→ Task goal: Everything from the first line down to the line containing "(0,0) rectangle (1164,682);" should be reproduced exactly; please include nothing else.
========
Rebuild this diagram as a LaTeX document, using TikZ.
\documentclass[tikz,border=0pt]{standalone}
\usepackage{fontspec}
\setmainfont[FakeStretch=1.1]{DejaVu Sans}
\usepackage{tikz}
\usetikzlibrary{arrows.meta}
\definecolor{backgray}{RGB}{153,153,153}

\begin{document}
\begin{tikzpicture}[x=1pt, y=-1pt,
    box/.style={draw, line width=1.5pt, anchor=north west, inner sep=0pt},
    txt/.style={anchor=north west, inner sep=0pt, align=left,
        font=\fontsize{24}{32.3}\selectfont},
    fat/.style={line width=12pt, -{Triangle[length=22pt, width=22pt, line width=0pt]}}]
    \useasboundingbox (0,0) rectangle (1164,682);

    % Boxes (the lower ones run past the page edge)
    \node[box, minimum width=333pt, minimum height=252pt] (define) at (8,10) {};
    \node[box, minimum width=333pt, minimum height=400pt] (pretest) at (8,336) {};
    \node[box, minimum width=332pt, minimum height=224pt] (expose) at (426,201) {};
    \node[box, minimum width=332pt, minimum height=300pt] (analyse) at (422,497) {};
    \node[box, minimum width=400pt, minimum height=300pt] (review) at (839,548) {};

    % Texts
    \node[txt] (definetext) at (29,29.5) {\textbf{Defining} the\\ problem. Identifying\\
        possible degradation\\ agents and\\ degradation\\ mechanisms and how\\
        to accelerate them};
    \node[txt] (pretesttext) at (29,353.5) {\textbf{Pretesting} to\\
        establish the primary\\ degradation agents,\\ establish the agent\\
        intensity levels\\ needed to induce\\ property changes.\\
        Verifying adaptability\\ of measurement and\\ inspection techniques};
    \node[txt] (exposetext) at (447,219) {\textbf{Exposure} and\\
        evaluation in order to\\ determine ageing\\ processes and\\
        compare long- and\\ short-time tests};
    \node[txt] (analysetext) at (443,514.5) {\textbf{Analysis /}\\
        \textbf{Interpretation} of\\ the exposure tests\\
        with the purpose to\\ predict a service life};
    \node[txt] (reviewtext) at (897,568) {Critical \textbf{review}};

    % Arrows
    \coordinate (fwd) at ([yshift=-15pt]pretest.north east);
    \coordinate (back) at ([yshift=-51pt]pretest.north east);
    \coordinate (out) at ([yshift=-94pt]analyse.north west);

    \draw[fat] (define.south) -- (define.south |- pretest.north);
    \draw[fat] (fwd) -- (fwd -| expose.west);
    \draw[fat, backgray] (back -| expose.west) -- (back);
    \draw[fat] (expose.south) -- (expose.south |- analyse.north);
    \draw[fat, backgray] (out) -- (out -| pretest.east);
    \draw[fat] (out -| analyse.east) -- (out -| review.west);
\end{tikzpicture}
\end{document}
========
→ Answer to the task:
Rebuild this diagram as a LaTeX document, using TikZ.
\documentclass[tikz,border=0pt]{standalone}
\usepackage{fontspec}
\setmainfont[FakeStretch=1.1]{DejaVu Sans}
\usepackage{tikz}
\usetikzlibrary{arrows.meta}
\definecolor{backgray}{RGB}{153,153,153}

\begin{document}
\begin{tikzpicture}[x=1pt, y=-1pt,
    box/.style={draw, line width=1.5pt, anchor=north west, inner sep=0pt},
    txt/.style={anchor=north west, inner sep=0pt, align=left,
        font=\fontsize{24}{32.3}\selectfont},
    fat/.style={line width=12pt, -{Triangle[length=22pt, width=22pt, line width=0pt]}}]
    \useasboundingbox (0,0) rectangle (1164,682);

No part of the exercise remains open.